The change to last year's numbers in part reflects the Labor Department's annual benchmark revision, which incorporates newly available tax records. From April 2011 to March 2012, the economy added about 422,000 more jobs than previously believed.
Still, payrolls aren't rising fast enough to dent the unemployment rate, which showed that 12.3 million Americans who wanted a job couldn't find one last month. The rate increased as more people entered the work force.
The unemployment rate remains well above the 6.5% threshold the Federal Reserve is targeting before allowing interest rates to rise. The Fed this week continued its easy-money policies in hopes of stimulating growth.
The latest snapshot of the labor market comes against a backdrop of slow economic growth. U.S. gross domestic product—the broadest measure of economic output—shrank in the fourth quarter of last year. For the whole year, economic activity expanded 2.2%, a fairly meager pace that may be repeated in 2013.
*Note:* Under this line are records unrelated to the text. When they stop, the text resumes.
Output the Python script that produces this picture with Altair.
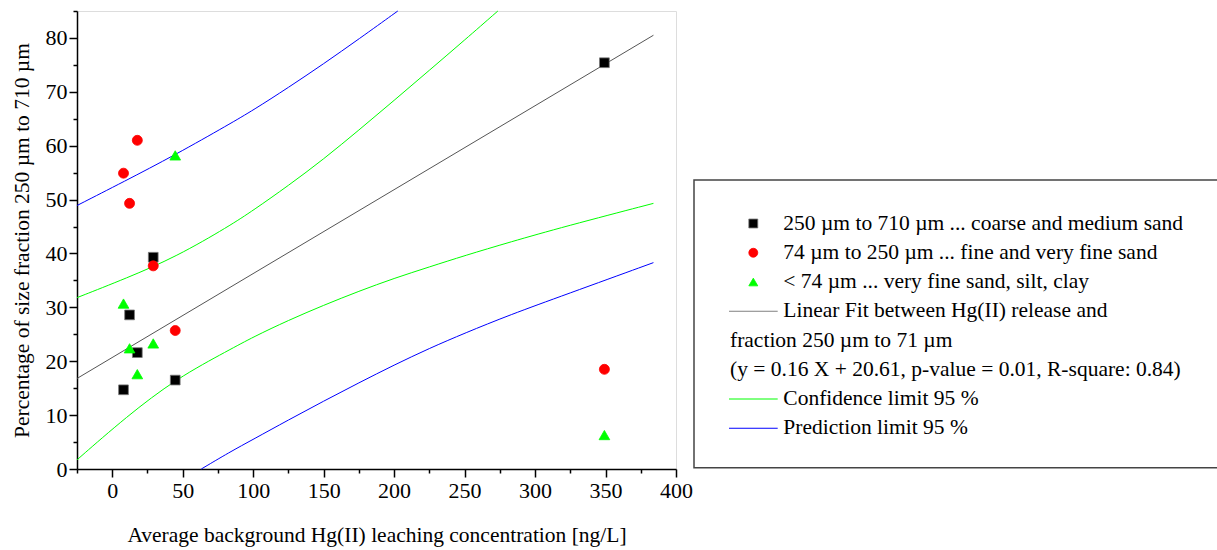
import altair as alt
import pandas as pd

# ---- data ----
conc = [8.0, 12.3, 17.8, 29.1, 44.7, 349.2]
coarse = [14.7, 28.6, 21.6, 39.3, 16.5, 75.4]
fine = [54.9, 49.3, 61.0, 37.7, 25.7, 18.5]
silt = [30.7, 22.4, 17.6, 23.3, 58.2, 6.3]

fit_x = [-25, 384]
fit_y = [16.8, 80.5]

conf_up_x = [-25, 10, 45.5, 83.1, 100, 125, 150, 175, 200, 225, 250, 273.6]
conf_up_y = [31.8, 35.4, 39.4, 45.1, 48.0, 52.6, 57.5, 62.9, 68.4, 74.0, 79.6, 85.0]
conf_lo_x = [-25, 10, 45.5, 83.1, 100, 125, 150, 175, 200, 225, 250, 282, 321, 384]
conf_lo_y = [1.7, 9.7, 16.8, 22.1, 24.5, 27.6, 30.4, 33.0, 35.4, 37.5, 39.6, 42.1, 45.0, 49.3]

pred_up_x = [-25, 8, 44.7, 83.1, 100, 125, 150, 175, 202.6]
pred_up_y = [48.9, 53.3, 58.3, 64.0, 66.6, 70.8, 75.2, 79.8, 85.0]
pred_lo_x = [63.2, 83.1, 100, 125, 150, 175, 200, 225, 250, 282, 321, 384]
pred_lo_y = [0.0, 3.1, 5.5, 9.1, 12.6, 16.0, 19.3, 22.4, 25.2, 28.6, 32.3, 38.3]

x_ticks = [0, 50, 100, 150, 200, 250, 300, 350, 400]
x_minor = [-25, 25, 75, 125, 175, 225, 275, 325, 375]
y_ticks = [0, 10, 20, 30, 40, 50, 60, 70, 80]
y_minor = [5, 15, 25, 35, 45, 55, 65, 75, 85]

groups = ["250 µm to 710 µm ... coarse and medium sand",
          "74 µm to 250 µm ... fine and very fine sand",
          "< 74 µm ... very fine sand, silt, clay"]
legend_rows = [groups[0], groups[1], groups[2],
               "Linear Fit between Hg(II) release and",
               "fraction 250 µm to 71 µm",
               "(y = 0.16 X + 20.61, p-value = 0.01, R-square: 0.84)",
               "Confidence limit 95 %",
               "Prediction limit 95 %"]

FONT = "Liberation Serif"
W, H = 599, 458
xs = alt.Scale(domain=[-25, 400], nice=False, zero=False)
ys = alt.Scale(domain=[0, 85], nice=False, zero=False)

main_x = alt.Axis(values=x_ticks, orient="bottom", grid=False, tickSize=8, tickWidth=1.5,
                  domainWidth=1.5, domainColor="black", tickColor="black",
                  labelFont=FONT, labelFontSize=22, labelColor="black", labelPadding=3,
                  labelFlush=False, labelOverlap=False,
                  title="Average background Hg(II) leaching concentration [ng/L]",
                  titleFont=FONT, titleFontSize=21.5, titleFontWeight="normal", titleColor="black",
                  titleBaseline="alphabetic", titleY=72.5)
main_y = alt.Axis(values=y_ticks, orient="left", grid=False, tickSize=8, tickWidth=1.5,
                  domainWidth=1.5, domainColor="black", tickColor="black",
                  labelFont=FONT, labelFontSize=22, labelColor="black", labelPadding=2,
                  labelFlush=False, labelOverlap=False,
                  title="Percentage of size fraction 250 µm to 710 µm",
                  titleFont=FONT, titleFontSize=21.5, titleFontWeight="normal", titleColor="black",
                  titleBaseline="alphabetic", titleX=-49)
minor_x = alt.Axis(values=x_minor, orient="bottom", grid=False, tickSize=4, tickWidth=1.5,
                   tickColor="black", domain=False, labels=False)
minor_y = alt.Axis(values=y_minor, orient="left", grid=False, tickSize=4, tickWidth=1.5,
                   tickColor="black", domain=False, labels=False)

layers = []

# curves
for xs_, ys_, col in [(fit_x, fit_y, "#555555"),
                      (conf_up_x, conf_up_y, "#00ff00"), (conf_lo_x, conf_lo_y, "#00ff00"),
                      (pred_up_x, pred_up_y, "#0000ff"), (pred_lo_x, pred_lo_y, "#0000ff")]:
    df = pd.DataFrame({"x": xs_, "y": ys_, "o": list(range(len(xs_)))})
    layers.append(alt.Chart(df).mark_line(strokeWidth=1, color=col, interpolate="basis").encode(
        x=alt.X("x:Q", scale=xs, axis=None),
        y=alt.Y("y:Q", scale=ys, axis=None),
        order="o:Q"))

# scatter points
shapes = ["square", "circle", "triangle-up"]
colors = ["#000000", "#ff0000", "#00ff00"]
sizes = [95, 100, 115]
for i, vals in enumerate([coarse, fine, silt]):
    df = pd.DataFrame({"x": conc, "y": vals, "g": [groups[i]] * len(conc)})
    ax_x = main_x if i == 0 else None
    ax_y = main_y if i == 0 else None
    stroke = "#777777" if i == 0 else colors[i]
    layers.append(alt.Chart(df).mark_point(filled=True, opacity=1, size=sizes[i], shape=shapes[i],
                                            fill=colors[i], stroke=stroke, strokeWidth=0.8).encode(
        x=alt.X("x:Q", scale=xs, axis=ax_x),
        y=alt.Y("y:Q", scale=ys, axis=ax_y)))

# minor ticks
allpts = pd.DataFrame({"x": conc, "y": coarse})
layers.append(alt.Chart(allpts).mark_point(opacity=0).encode(
    x=alt.X("x:Q", scale=xs, axis=minor_x, title=None),
    y=alt.Y("y:Q", scale=ys, axis=minor_y, title=None)))

# ---- hand-made legend (positions relative to the plot origin) ----
one = pd.DataFrame({"k": [0]})
layers.append(alt.Chart(one).mark_rect(fillOpacity=0, stroke="#444444", strokeWidth=1.5).encode(
    x=alt.value(617), x2=alt.value(1160), y=alt.value(169), y2=alt.value(456.7)))

row_y = [212.5 + 29.25 * i for i in range(8)]
for i in range(3):
    stroke = "#777777" if i == 0 else colors[i]
    layers.append(alt.Chart(one).mark_point(filled=True, opacity=1, size=80, shape=shapes[i],
                                             fill=colors[i], stroke=stroke, strokeWidth=0.8).encode(
        x=alt.value(676.3), y=alt.value(row_y[i])))
for i, col in [(3, "#808080"), (6, "#00ff00"), (7, "#0000ff")]:
    layers.append(alt.Chart(one).mark_rule(color=col, strokeWidth=1).encode(
        x=alt.value(652), x2=alt.value(700.7), y=alt.value(row_y[i])))
for i, txt in enumerate(legend_rows):
    xpos = 653 if i in (4, 5) else 706.3
    layers.append(alt.Chart(one).mark_text(text=txt, font=FONT, fontSize=21.5, align="left",
                                            baseline="middle", color="black").encode(
        x=alt.value(xpos), y=alt.value(row_y[i])))

chart = alt.layer(*layers).resolve_axis(
    x="independent", y="independent"
).properties(
    width=W, height=H,
    autosize=alt.AutoSizeParams(type="none"),
    padding={"left": 77, "top": 11, "right": 541, "bottom": 81},
).configure_view(stroke=None).configure_axis(
    labelFont=FONT, titleFont=FONT
).configure(background="white")

chart.save("out.html", embed_options={"renderer": "svg", "actions": False})
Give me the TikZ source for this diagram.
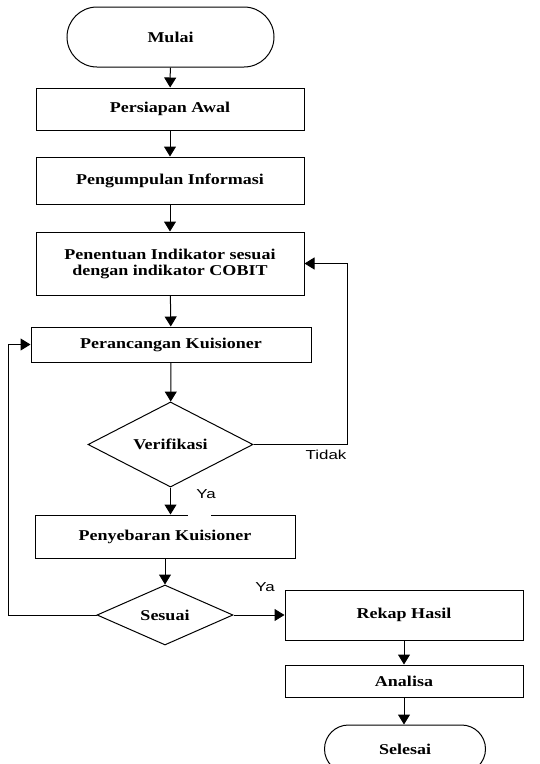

The housing industry is rebounding and business investment appears solid, but government cutbacks have weighed on the economy and consumer attitudes have soured. That has led many economists to forecast a slow start to 2013, followed by faster growth in the second half.
Friday's report showed that private companies added 166,000 jobs in January, accounting for all of the month's gains. Employment increased in retail, construction, health care and wholesale trade. Manufacturing saw a small gain of 4,000 jobs.
Payrolls shrank in the transportation and warehousing industries.
Governments, meanwhile, shed 9,000 jobs. The federal work force shrank by 5,000, while local governments cut back by 6,000, mostly in education.
Average earnings rose by four cents to $23.78 an hour, while the average workweek was unchanged at 34.4 hours.
A broader measure of unemployment—which includes job seekers as well as those in part-time jobs—held steady at 14.4% in January.